Copy the records below exactly, starting at the line that contains "Clone this chart in Plotly." and ending at the line that contains "return (p - L) / (R - L)"; leave out any pictures.

Given data
_ _ _ _ _ _ _
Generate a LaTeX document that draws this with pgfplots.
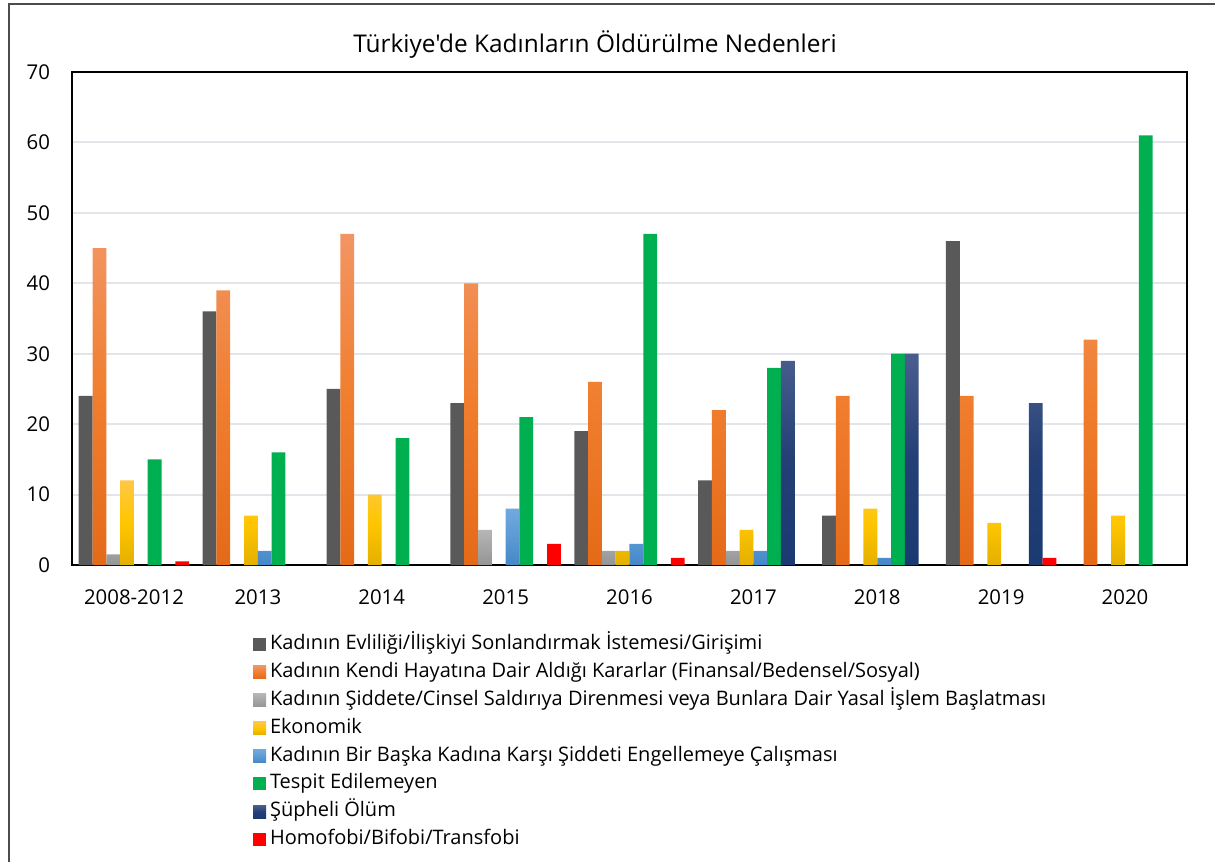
_ _ _ _ _ _ _
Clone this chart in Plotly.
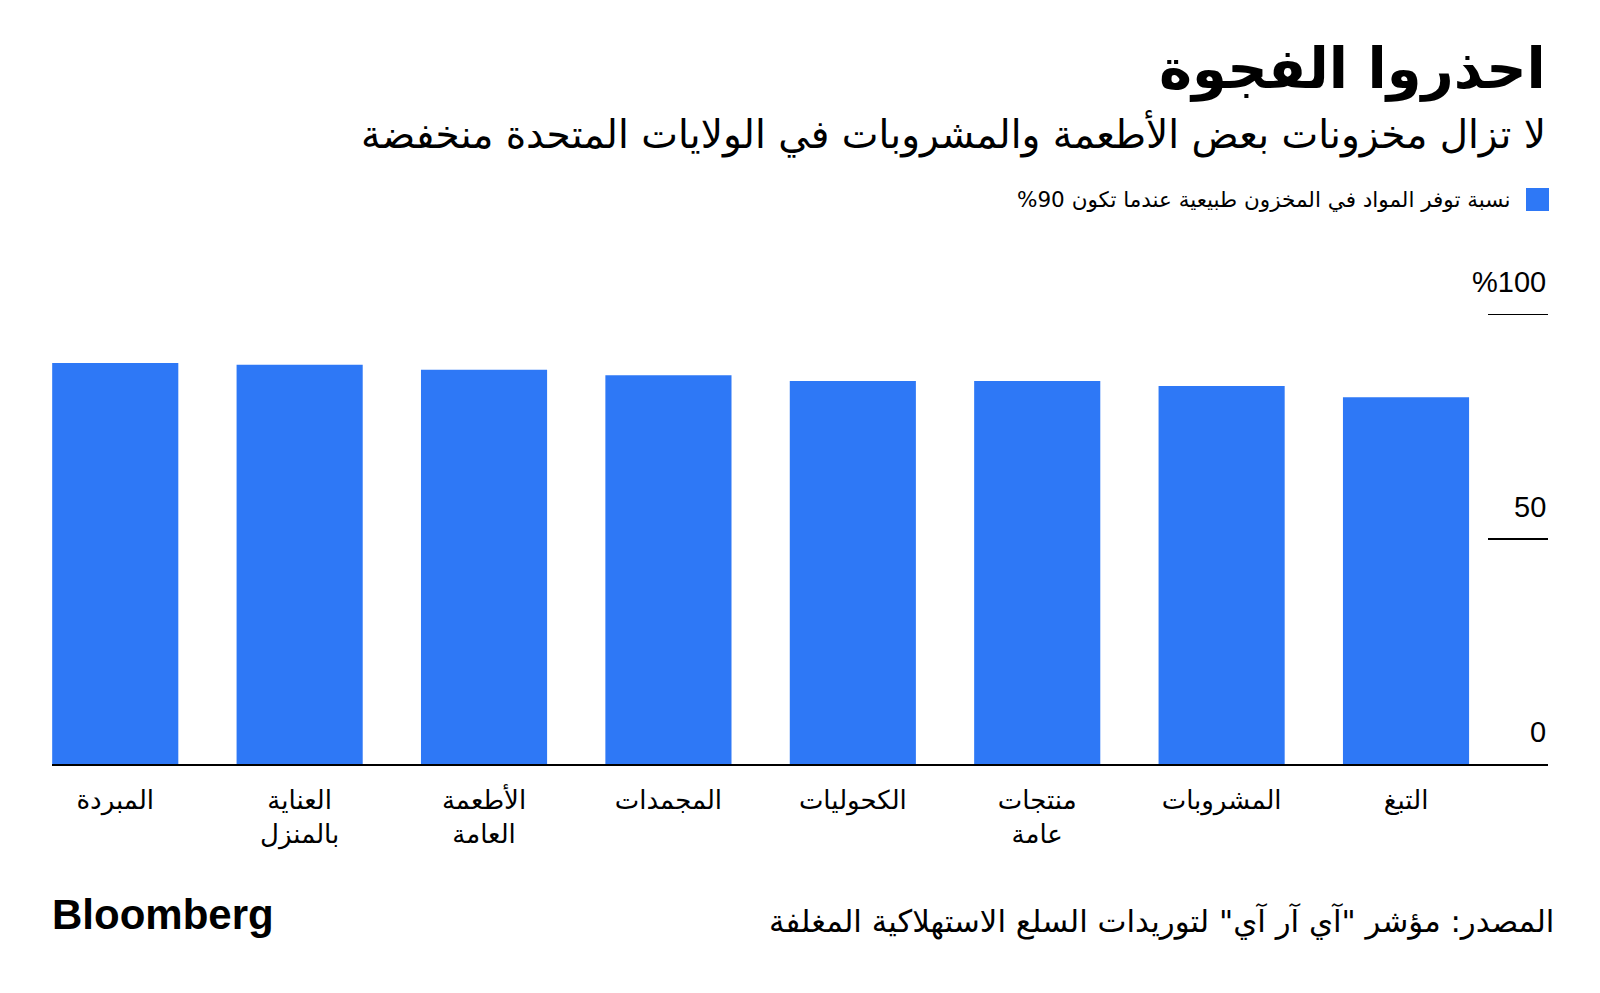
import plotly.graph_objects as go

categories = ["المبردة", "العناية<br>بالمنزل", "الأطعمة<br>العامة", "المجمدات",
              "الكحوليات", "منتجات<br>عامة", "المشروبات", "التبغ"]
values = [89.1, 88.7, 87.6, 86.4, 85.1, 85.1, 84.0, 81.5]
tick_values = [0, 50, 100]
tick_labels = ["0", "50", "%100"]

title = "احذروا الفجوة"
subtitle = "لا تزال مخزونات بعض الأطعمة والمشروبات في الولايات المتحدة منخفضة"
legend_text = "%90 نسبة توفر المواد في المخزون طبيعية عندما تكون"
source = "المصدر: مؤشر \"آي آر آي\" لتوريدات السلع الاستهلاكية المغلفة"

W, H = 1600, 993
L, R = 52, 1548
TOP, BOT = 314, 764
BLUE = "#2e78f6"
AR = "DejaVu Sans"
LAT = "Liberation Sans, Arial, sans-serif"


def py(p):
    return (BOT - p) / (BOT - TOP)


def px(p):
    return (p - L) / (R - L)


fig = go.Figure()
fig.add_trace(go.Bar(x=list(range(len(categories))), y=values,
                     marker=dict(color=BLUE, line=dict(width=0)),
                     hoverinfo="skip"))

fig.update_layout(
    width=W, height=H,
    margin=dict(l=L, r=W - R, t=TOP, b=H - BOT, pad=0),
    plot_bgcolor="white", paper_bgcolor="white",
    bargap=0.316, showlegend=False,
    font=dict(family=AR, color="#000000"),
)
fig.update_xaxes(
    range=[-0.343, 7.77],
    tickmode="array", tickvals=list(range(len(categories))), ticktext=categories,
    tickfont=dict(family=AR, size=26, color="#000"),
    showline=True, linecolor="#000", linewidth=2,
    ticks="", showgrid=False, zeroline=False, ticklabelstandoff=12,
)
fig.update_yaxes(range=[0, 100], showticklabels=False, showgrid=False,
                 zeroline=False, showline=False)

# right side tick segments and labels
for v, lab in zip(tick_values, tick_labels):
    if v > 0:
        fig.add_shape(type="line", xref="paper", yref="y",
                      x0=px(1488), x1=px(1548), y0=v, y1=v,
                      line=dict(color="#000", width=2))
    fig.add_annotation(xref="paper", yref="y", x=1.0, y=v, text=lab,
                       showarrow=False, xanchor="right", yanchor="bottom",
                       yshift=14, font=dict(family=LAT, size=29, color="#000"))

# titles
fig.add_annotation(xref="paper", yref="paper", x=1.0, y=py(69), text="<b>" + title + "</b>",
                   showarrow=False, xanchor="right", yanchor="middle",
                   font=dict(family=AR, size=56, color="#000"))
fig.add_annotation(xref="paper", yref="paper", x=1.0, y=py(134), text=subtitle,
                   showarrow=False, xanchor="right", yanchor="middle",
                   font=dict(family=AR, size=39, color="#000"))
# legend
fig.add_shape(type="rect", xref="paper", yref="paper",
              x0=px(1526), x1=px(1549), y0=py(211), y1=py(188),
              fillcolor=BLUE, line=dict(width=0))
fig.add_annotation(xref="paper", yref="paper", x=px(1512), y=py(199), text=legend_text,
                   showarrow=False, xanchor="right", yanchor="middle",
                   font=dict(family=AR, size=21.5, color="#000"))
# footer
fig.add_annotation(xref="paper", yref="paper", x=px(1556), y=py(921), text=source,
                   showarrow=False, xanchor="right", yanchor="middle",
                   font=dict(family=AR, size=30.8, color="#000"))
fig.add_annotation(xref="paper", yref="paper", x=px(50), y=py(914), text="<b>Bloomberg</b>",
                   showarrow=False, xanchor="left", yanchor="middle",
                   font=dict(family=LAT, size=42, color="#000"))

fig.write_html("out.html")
_ _ _ _ _ _ _
Complete response
Clone this chart in Plotly.
import plotly.graph_objects as go

categories = ["المبردة", "العناية<br>بالمنزل", "الأطعمة<br>العامة", "المجمدات",
              "الكحوليات", "منتجات<br>عامة", "المشروبات", "التبغ"]
values = [89.1, 88.7, 87.6, 86.4, 85.1, 85.1, 84.0, 81.5]
tick_values = [0, 50, 100]
tick_labels = ["0", "50", "%100"]

title = "احذروا الفجوة"
subtitle = "لا تزال مخزونات بعض الأطعمة والمشروبات في الولايات المتحدة منخفضة"
legend_text = "%90 نسبة توفر المواد في المخزون طبيعية عندما تكون"
source = "المصدر: مؤشر \"آي آر آي\" لتوريدات السلع الاستهلاكية المغلفة"

W, H = 1600, 993
L, R = 52, 1548
TOP, BOT = 314, 764
BLUE = "#2e78f6"
AR = "DejaVu Sans"
LAT = "Liberation Sans, Arial, sans-serif"


def py(p):
    return (BOT - p) / (BOT - TOP)


def px(p):
    return (p - L) / (R - L)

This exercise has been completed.